I’ve got hotness like that on tap, Hollywood. Just holler at me. I’ll keep d-boys and girls hella busy.
Boring.
This is the exact same plot as Edge of the Unknown a graphic novel that’s currently making the rounds. There’s nothing original about Voices of the Dead and Straczynski could be sued by whoever acquires Edge of Unknown. He probably read the comic book and decided to do his own version of it but the two plots are the same with the same characters. The only difference is his script takes place in New York and Edge of Unknown is set in Los Angeles.
Tom Wheeler (THE CAPE) published a terrific book in 2004 called THE ARCANUM with nearly this exact same idea. It was sold to Miramax for features, and then acquired by Gold Circle.

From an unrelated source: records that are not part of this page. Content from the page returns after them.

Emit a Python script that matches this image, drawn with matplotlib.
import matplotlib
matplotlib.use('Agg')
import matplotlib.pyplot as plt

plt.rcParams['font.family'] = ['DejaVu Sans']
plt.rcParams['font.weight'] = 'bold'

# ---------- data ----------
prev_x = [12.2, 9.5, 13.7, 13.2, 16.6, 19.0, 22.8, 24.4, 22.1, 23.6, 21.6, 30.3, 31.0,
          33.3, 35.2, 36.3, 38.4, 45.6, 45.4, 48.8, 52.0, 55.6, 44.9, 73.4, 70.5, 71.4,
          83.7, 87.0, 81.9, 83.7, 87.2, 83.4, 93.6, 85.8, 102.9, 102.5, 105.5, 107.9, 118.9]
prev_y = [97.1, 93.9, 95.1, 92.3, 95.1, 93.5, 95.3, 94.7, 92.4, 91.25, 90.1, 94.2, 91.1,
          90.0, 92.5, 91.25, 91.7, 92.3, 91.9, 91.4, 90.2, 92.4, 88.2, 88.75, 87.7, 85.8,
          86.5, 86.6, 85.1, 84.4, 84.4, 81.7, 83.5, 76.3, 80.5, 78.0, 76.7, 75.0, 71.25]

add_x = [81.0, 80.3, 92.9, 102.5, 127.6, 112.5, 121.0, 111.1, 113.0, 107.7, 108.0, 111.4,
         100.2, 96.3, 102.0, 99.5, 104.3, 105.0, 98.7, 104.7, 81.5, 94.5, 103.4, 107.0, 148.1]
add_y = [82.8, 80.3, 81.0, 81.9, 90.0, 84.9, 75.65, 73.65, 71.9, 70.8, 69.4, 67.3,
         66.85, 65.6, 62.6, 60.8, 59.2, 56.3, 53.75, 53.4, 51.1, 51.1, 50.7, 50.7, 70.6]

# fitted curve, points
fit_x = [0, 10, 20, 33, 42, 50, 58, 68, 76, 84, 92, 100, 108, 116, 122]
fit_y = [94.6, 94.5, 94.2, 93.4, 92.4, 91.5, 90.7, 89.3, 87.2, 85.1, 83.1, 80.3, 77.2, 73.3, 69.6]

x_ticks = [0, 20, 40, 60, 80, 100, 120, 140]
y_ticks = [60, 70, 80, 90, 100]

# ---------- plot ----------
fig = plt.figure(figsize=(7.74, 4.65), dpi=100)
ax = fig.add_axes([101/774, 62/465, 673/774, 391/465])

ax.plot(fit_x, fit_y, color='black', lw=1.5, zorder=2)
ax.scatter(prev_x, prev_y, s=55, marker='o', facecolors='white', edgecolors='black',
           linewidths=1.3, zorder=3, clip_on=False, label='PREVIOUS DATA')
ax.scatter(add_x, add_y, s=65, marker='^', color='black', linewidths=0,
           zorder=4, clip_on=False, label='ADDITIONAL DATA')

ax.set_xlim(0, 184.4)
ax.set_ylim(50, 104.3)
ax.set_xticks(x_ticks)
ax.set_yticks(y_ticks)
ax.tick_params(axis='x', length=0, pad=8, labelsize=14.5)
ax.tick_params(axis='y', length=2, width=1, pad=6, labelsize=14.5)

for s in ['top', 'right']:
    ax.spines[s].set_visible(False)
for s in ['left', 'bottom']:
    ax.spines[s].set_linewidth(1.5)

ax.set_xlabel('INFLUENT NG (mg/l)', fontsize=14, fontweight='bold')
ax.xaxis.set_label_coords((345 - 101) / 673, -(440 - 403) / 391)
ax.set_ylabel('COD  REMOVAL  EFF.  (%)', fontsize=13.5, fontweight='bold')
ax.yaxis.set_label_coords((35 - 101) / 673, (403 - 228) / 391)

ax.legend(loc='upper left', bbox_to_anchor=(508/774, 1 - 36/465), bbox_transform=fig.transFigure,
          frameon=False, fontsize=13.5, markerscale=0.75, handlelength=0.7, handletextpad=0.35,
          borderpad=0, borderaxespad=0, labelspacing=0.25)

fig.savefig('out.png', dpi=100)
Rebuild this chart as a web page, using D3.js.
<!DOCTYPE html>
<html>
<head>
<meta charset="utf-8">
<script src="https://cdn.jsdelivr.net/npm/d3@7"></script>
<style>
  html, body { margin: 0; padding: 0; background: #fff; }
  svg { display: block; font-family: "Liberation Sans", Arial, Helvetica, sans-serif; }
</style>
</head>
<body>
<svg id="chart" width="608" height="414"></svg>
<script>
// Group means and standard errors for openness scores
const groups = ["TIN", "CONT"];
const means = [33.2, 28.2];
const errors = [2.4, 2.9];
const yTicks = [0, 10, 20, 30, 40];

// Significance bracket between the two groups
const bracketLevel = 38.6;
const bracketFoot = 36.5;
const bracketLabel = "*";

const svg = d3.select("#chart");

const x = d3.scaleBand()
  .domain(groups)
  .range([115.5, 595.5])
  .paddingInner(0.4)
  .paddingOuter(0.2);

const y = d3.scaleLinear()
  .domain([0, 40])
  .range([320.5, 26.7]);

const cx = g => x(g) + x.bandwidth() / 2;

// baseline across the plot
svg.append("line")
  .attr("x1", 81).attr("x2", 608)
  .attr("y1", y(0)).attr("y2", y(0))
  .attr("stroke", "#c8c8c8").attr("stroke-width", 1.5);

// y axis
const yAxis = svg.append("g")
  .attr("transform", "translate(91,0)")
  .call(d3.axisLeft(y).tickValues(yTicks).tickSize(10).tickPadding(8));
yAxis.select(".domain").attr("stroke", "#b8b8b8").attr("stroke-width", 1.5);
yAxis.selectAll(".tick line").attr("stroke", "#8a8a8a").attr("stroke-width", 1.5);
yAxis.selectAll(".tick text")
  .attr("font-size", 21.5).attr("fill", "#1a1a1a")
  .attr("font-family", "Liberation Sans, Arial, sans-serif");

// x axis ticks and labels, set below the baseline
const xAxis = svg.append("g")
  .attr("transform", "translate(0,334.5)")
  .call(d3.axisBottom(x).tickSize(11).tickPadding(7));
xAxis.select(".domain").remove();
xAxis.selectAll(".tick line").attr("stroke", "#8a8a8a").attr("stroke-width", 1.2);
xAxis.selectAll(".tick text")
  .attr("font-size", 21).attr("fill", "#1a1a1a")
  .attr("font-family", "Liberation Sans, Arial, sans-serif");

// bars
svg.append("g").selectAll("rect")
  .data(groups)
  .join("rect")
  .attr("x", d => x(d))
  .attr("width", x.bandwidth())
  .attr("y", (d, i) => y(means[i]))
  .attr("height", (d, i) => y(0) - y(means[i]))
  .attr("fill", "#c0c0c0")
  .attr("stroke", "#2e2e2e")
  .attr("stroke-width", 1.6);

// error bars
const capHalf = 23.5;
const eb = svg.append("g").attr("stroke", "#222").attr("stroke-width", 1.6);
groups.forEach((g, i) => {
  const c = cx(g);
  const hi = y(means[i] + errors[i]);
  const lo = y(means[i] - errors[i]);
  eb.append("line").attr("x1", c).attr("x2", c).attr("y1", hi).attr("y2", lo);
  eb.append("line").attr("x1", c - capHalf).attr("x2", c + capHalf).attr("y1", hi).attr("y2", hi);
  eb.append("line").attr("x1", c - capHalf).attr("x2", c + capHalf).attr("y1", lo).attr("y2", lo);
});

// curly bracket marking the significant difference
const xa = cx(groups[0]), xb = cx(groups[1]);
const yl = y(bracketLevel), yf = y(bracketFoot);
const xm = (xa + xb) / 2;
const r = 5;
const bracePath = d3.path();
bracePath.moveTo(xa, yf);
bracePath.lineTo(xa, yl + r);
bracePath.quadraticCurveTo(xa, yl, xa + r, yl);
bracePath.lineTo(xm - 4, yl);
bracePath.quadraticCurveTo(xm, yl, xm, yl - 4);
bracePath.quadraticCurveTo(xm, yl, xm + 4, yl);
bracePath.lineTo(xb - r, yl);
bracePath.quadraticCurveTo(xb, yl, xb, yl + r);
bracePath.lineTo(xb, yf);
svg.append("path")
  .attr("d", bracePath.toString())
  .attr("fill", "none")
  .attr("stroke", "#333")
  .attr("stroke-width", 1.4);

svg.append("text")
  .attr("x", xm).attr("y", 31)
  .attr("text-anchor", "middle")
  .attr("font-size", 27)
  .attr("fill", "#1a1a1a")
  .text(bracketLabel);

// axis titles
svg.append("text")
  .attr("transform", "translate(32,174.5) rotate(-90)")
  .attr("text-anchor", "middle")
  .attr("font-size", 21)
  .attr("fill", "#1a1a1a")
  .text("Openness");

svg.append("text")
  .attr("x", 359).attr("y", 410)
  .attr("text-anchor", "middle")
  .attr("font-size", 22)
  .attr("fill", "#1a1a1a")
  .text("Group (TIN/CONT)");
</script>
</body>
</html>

Nothin’ new under the sun…
Arcanum was an absolute mess of a project. Worse than the Cape and that was pretty bad and cancelled.
And Jeff Phillips and Brian Haberlin wrote the graphic novel HOUDINI which also has a similar team up. It was developed by DiBonaventura after it was at Lion Rock.
Sorry, Watson, but you’re off base and out of line. Doyle and Houdini were real people, their friendship was real, and putting them into a murder mystery is not only the obvious way to use them, it’s a frequent motif: in the last fifty years there have been dozens of stories using that approach, some good, some bad. The comic book isn’t the first. It isn’t even the fifteenth. We can only wait to see how this one fares.
And as for Edge of the Unknown: that was the title of Doyle’s book about his friendship with Houdini, the last book he ever wrote. The Doyle estate still controls that book and that title, unlike the Sherlock Holmes books, so unless they have permission from the estate to use that title, they’re the ones who can be sued.
So now common titles are copyrightable? Not in my lifetime. Titles that refer to specific books are copyrightable NOT titles that are not referring to the same story.
No, common titles are not. But if you’re making a comic book about Doyle, and you use the title of his last book, about the very subject you’re writing about, then it’s not a common title any more. It’s not “Edge of the Unknown” about a rescue in a mine, you’re taking that story about that person from that book, and that’s not legal.
There have been more than 30 Houdini/Conan-Doyle mash-ups in books, graphic novels, plays, movies, and television, with pretty much this exact same premise.